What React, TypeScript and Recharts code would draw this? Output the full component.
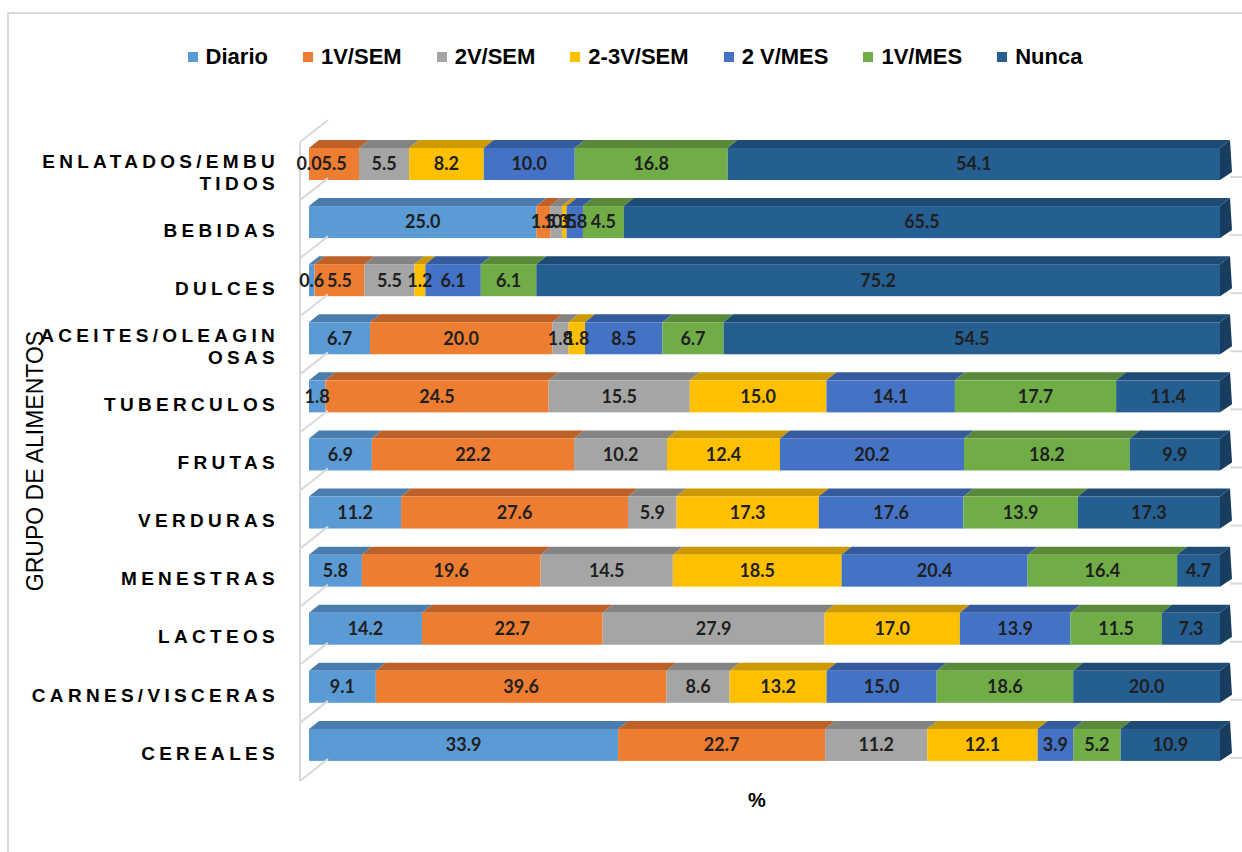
import { BarChart, Bar, XAxis, YAxis, LabelList } from "recharts";

// categories top to bottom, "\n" marks where the label wraps
const categories = [
  "ENLATADOS/EMBU\nTIDOS",
  "BEBIDAS",
  "DULCES",
  "ACEITES/OLEAGIN\nOSAS",
  "TUBERCULOS",
  "FRUTAS",
  "VERDURAS",
  "MENESTRAS",
  "LACTEOS",
  "CARNES/VISCERAS",
  "CEREALES",
];

const diario = [0.0, 25.0, 0.6, 6.7, 1.8, 6.9, 11.2, 5.8, 14.2, 9.1, 33.9];
const unaVSem = [5.5, 1.5, 5.5, 20.0, 24.5, 22.2, 27.6, 19.6, 22.7, 39.6, 22.7];
const dosVSem = [5.5, 1.3, 5.5, 1.8, 15.5, 10.2, 5.9, 14.5, 27.9, 8.6, 11.2];
const dosTresVSem = [8.2, 0.5, 1.2, 1.8, 15.0, 12.4, 17.3, 18.5, 17.0, 13.2, 12.1];
const dosVMes = [10.0, 1.8, 6.1, 8.5, 14.1, 20.2, 17.6, 20.4, 13.9, 15.0, 3.9];
const unaVMes = [16.8, 4.5, 6.1, 6.7, 17.7, 18.2, 13.9, 16.4, 11.5, 18.6, 5.2];
const nunca = [54.1, 65.5, 75.2, 54.5, 11.4, 9.9, 17.3, 4.7, 7.3, 20.0, 10.9];

const series = [
  { key: "d", name: "Diario", values: diario, fill: "#5B9BD5", top: "#4A7DAD" },
  { key: "s1", name: "1V/SEM", values: unaVSem, fill: "#ED7D31", top: "#BD6128" },
  { key: "s2", name: "2V/SEM", values: dosVSem, fill: "#A5A5A5", top: "#838383" },
  { key: "s23", name: "2-3V/SEM", values: dosTresVSem, fill: "#FFC000", top: "#CC9A00" },
  { key: "m2", name: "2 V/MES", values: dosVMes, fill: "#4472C4", top: "#365B9C" },
  { key: "m1", name: "1V/MES", values: unaVMes, fill: "#70AD47", top: "#5A8A39" },
  { key: "n", name: "Nunca", values: nunca, fill: "#255E91", top: "#1E4B74" },
];

const data = categories.map((name, i) => {
  const row: Record<string, number | string> = { name };
  series.forEach((s) => (row[s.key] = s.values[i]));
  return row;
});

const W = 1242;
const H = 852;
const margin = { top: 135, right: 22, bottom: 78, left: 0 };
const BAND = (H - margin.top - margin.bottom) / categories.length;
const DX = 10;
const DY = 8;
const WALL = "#d9d9d9";

const make3D = (top: string, last: boolean) => (props: any) => {
  const { x, y, width, height, fill } = props;
  if (width == null || height == null) return null;
  return (
    <g>
      <polygon
        points={`${x},${y} ${x + DX},${y - DY} ${x + width + DX},${y - DY} ${x + width},${y}`}
        fill={top}
      />
      <rect x={x} y={y} width={Math.max(width, 0)} height={height} fill={fill} />
      {last && (
        <>
          <polygon
            points={`${x + width},${y} ${x + width + DX},${y - DY} ${x + width + DX + 2},${
              y + height - DY
            } ${x + width},${y + height}`}
            fill="#183D5F"
          />
          <line
            x1={x + width + DX}
            y1={y + height - 3}
            x2={x + width + DX + 30}
            y2={y + height - 3}
            stroke={WALL}
            strokeWidth={2}
          />
        </>
      )}
    </g>
  );
};

function CategoryTick(props: any) {
  const { y, payload, index } = props;
  const lines = String(payload.value).split("\n");
  const cy = y + 8 - (lines.length - 1) * 11;
  const b0 = y - BAND / 2 + 7;
  const b1 = y + BAND / 2 + 7;
  return (
    <g>
      <line x1={300} y1={b0} x2={300} y2={b1} stroke={WALL} strokeWidth={2} />
      <line x1={300} y1={b1} x2={328} y2={b1 - 22} stroke={WALL} strokeWidth={2} />
      {index === 0 && (
        <line x1={300} y1={b0} x2={328} y2={b0 - 22} stroke={WALL} strokeWidth={2} />
      )}
      <text
        textAnchor="end"
        fontFamily="'Liberation Sans', Arial, sans-serif"
        fontWeight="bold"
        fontSize={19}
        letterSpacing={4.3}
        fill="#000"
      >
        {lines.map((l, i) => (
          <tspan key={i} x={279} y={cy + i * 22} dy="0.35em">
            {l}
          </tspan>
        ))}
      </text>
    </g>
  );
}

export default function App() {
  return (
    <div
      style={{
        position: "absolute",
        left: 0,
        top: 0,
        width: W,
        height: H,
        overflow: "hidden",
        background: "#fff",
      }}
    >
      <div
        style={{
          position: "absolute",
          left: 7,
          top: 12,
          width: W + 20,
          height: H + 20,
          border: `2px solid ${WALL}`,
        }}
      />
      <div
        style={{
          position: "absolute",
          top: 44,
          left: 0,
          width: W,
          paddingLeft: 28,
          boxSizing: "border-box",
          display: "flex",
          justifyContent: "center",
          gap: 35,
          fontFamily: "'Liberation Sans', Arial, sans-serif",
          fontWeight: "bold",
          fontSize: 22,
          lineHeight: "26px",
        }}
      >
        {series.map((s) => (
          <div key={s.key} style={{ display: "flex", alignItems: "center" }}>
            <span
              style={{ width: 10, height: 10, background: s.fill, marginRight: 8, display: "inline-block" }}
            />
            <span>{s.name}</span>
          </div>
        ))}
      </div>
      <div
        style={{
          position: "absolute",
          left: 35,
          top: 461,
          transform: "translate(-50%, -50%) rotate(-90deg)",
          whiteSpace: "nowrap",
          fontFamily: "'Liberation Sans', Arial, sans-serif",
          fontSize: 23,
        }}
      >
        GRUPO DE ALIMENTOS
      </div>
      <div
        style={{
          position: "absolute",
          left: 757,
          top: 800,
          transform: "translate(-50%, -50%)",
          fontFamily: "'Liberation Sans', Arial, sans-serif",
          fontWeight: "bold",
          fontSize: 20,
        }}
      >
        %
      </div>
      <BarChart
        width={W}
        height={H}
        data={data}
        layout="vertical"
        stackOffset="expand"
        margin={margin}
        barSize={32}
        style={{ position: "absolute", left: 0, top: 0 }}
      >
        <XAxis type="number" hide />
        <YAxis
          type="category"
          dataKey="name"
          width={309}
          axisLine={false}
          tickLine={false}
          tick={<CategoryTick />}
          interval={0}
        />
        {series.map((s, i) => (
          <Bar
            key={s.key}
            dataKey={s.key}
            name={s.name}
            stackId="a"
            fill={s.fill}
            isAnimationActive={false}
            shape={make3D(s.top, i === series.length - 1)}
          >
            <LabelList
              dataKey={s.key}
              position="center"
              formatter={(v: any) => Number(v).toFixed(1)}
              style={{
                fontFamily: "Lato, 'Open Sans', sans-serif",
                fontWeight: 700,
                fontSize: 18,
                fill: "#1f1f1f",
              }}
            />
          </Bar>
        ))}
      </BarChart>
    </div>
  );
}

--------------------------------

## REQUIREMENT
Go through the material above and print all of it exactly, except the pictures.

## THE COMPLETED TASK
What React, TypeScript and Recharts code would draw this? Output the full component.
import { BarChart, Bar, XAxis, YAxis, LabelList } from "recharts";

// categories top to bottom, "\n" marks where the label wraps
const categories = [
  "ENLATADOS/EMBU\nTIDOS",
  "BEBIDAS",
  "DULCES",
  "ACEITES/OLEAGIN\nOSAS",
  "TUBERCULOS",
  "FRUTAS",
  "VERDURAS",
  "MENESTRAS",
  "LACTEOS",
  "CARNES/VISCERAS",
  "CEREALES",
];

const diario = [0.0, 25.0, 0.6, 6.7, 1.8, 6.9, 11.2, 5.8, 14.2, 9.1, 33.9];
const unaVSem = [5.5, 1.5, 5.5, 20.0, 24.5, 22.2, 27.6, 19.6, 22.7, 39.6, 22.7];
const dosVSem = [5.5, 1.3, 5.5, 1.8, 15.5, 10.2, 5.9, 14.5, 27.9, 8.6, 11.2];
const dosTresVSem = [8.2, 0.5, 1.2, 1.8, 15.0, 12.4, 17.3, 18.5, 17.0, 13.2, 12.1];
const dosVMes = [10.0, 1.8, 6.1, 8.5, 14.1, 20.2, 17.6, 20.4, 13.9, 15.0, 3.9];
const unaVMes = [16.8, 4.5, 6.1, 6.7, 17.7, 18.2, 13.9, 16.4, 11.5, 18.6, 5.2];
const nunca = [54.1, 65.5, 75.2, 54.5, 11.4, 9.9, 17.3, 4.7, 7.3, 20.0, 10.9];

const series = [
  { key: "d", name: "Diario", values: diario, fill: "#5B9BD5", top: "#4A7DAD" },
  { key: "s1", name: "1V/SEM", values: unaVSem, fill: "#ED7D31", top: "#BD6128" },
  { key: "s2", name: "2V/SEM", values: dosVSem, fill: "#A5A5A5", top: "#838383" },
  { key: "s23", name: "2-3V/SEM", values: dosTresVSem, fill: "#FFC000", top: "#CC9A00" },
  { key: "m2", name: "2 V/MES", values: dosVMes, fill: "#4472C4", top: "#365B9C" },
  { key: "m1", name: "1V/MES", values: unaVMes, fill: "#70AD47", top: "#5A8A39" },
  { key: "n", name: "Nunca", values: nunca, fill: "#255E91", top: "#1E4B74" },
];

const data = categories.map((name, i) => {
  const row: Record<string, number | string> = { name };
  series.forEach((s) => (row[s.key] = s.values[i]));
  return row;
});

const W = 1242;
const H = 852;
const margin = { top: 135, right: 22, bottom: 78, left: 0 };
const BAND = (H - margin.top - margin.bottom) / categories.length;
const DX = 10;
const DY = 8;
const WALL = "#d9d9d9";

const make3D = (top: string, last: boolean) => (props: any) => {
  const { x, y, width, height, fill } = props;
  if (width == null || height == null) return null;
  return (
    <g>
      <polygon
        points={`${x},${y} ${x + DX},${y - DY} ${x + width + DX},${y - DY} ${x + width},${y}`}
        fill={top}
      />
      <rect x={x} y={y} width={Math.max(width, 0)} height={height} fill={fill} />
      {last && (
        <>
          <polygon
            points={`${x + width},${y} ${x + width + DX},${y - DY} ${x + width + DX + 2},${
              y + height - DY
            } ${x + width},${y + height}`}
            fill="#183D5F"
          />
          <line
            x1={x + width + DX}
            y1={y + height - 3}
            x2={x + width + DX + 30}
            y2={y + height - 3}
            stroke={WALL}
            strokeWidth={2}
          />
        </>
      )}
    </g>
  );
};

function CategoryTick(props: any) {
  const { y, payload, index } = props;
  const lines = String(payload.value).split("\n");
  const cy = y + 8 - (lines.length - 1) * 11;
  const b0 = y - BAND / 2 + 7;
  const b1 = y + BAND / 2 + 7;
  return (
    <g>
      <line x1={300} y1={b0} x2={300} y2={b1} stroke={WALL} strokeWidth={2} />
      <line x1={300} y1={b1} x2={328} y2={b1 - 22} stroke={WALL} strokeWidth={2} />
      {index === 0 && (
        <line x1={300} y1={b0} x2={328} y2={b0 - 22} stroke={WALL} strokeWidth={2} />
      )}
      <text
        textAnchor="end"
        fontFamily="'Liberation Sans', Arial, sans-serif"
        fontWeight="bold"
        fontSize={19}
        letterSpacing={4.3}
        fill="#000"
      >
        {lines.map((l, i) => (
          <tspan key={i} x={279} y={cy + i * 22} dy="0.35em">
            {l}
          </tspan>
        ))}
      </text>
    </g>
  );
}

export default function App() {
  return (
    <div
      style={{
        position: "absolute",
        left: 0,
        top: 0,
        width: W,
        height: H,
        overflow: "hidden",
        background: "#fff",
      }}
    >
      <div
        style={{
          position: "absolute",
          left: 7,
          top: 12,
          width: W + 20,
          height: H + 20,
          border: `2px solid ${WALL}`,
        }}
      />
      <div
        style={{
          position: "absolute",
          top: 44,
          left: 0,
          width: W,
          paddingLeft: 28,
          boxSizing: "border-box",
          display: "flex",
          justifyContent: "center",
          gap: 35,
          fontFamily: "'Liberation Sans', Arial, sans-serif",
          fontWeight: "bold",
          fontSize: 22,
          lineHeight: "26px",
        }}
      >
        {series.map((s) => (
          <div key={s.key} style={{ display: "flex", alignItems: "center" }}>
            <span
              style={{ width: 10, height: 10, background: s.fill, marginRight: 8, display: "inline-block" }}
            />
            <span>{s.name}</span>
          </div>
        ))}
      </div>
      <div
        style={{
          position: "absolute",
          left: 35,
          top: 461,
          transform: "translate(-50%, -50%) rotate(-90deg)",
          whiteSpace: "nowrap",
          fontFamily: "'Liberation Sans', Arial, sans-serif",
          fontSize: 23,
        }}
      >
        GRUPO DE ALIMENTOS
      </div>
      <div
        style={{
          position: "absolute",
          left: 757,
          top: 800,
          transform: "translate(-50%, -50%)",
          fontFamily: "'Liberation Sans', Arial, sans-serif",
          fontWeight: "bold",
          fontSize: 20,
        }}
      >
        %
      </div>
      <BarChart
        width={W}
        height={H}
        data={data}
        layout="vertical"
        stackOffset="expand"
        margin={margin}
        barSize={32}
        style={{ position: "absolute", left: 0, top: 0 }}
      >
        <XAxis type="number" hide />
        <YAxis
          type="category"
          dataKey="name"
          width={309}
          axisLine={false}
          tickLine={false}
          tick={<CategoryTick />}
          interval={0}
        />
        {series.map((s, i) => (
          <Bar
            key={s.key}
            dataKey={s.key}
            name={s.name}
            stackId="a"
            fill={s.fill}
            isAnimationActive={false}
            shape={make3D(s.top, i === series.length - 1)}
          >
            <LabelList
              dataKey={s.key}
              position="center"
              formatter={(v: any) => Number(v).toFixed(1)}
              style={{
                fontFamily: "Lato, 'Open Sans', sans-serif",
                fontWeight: 700,
                fontSize: 18,
                fill: "#1f1f1f",
              }}
            />
          </Bar>
        ))}
      </BarChart>
    </div>
  );
}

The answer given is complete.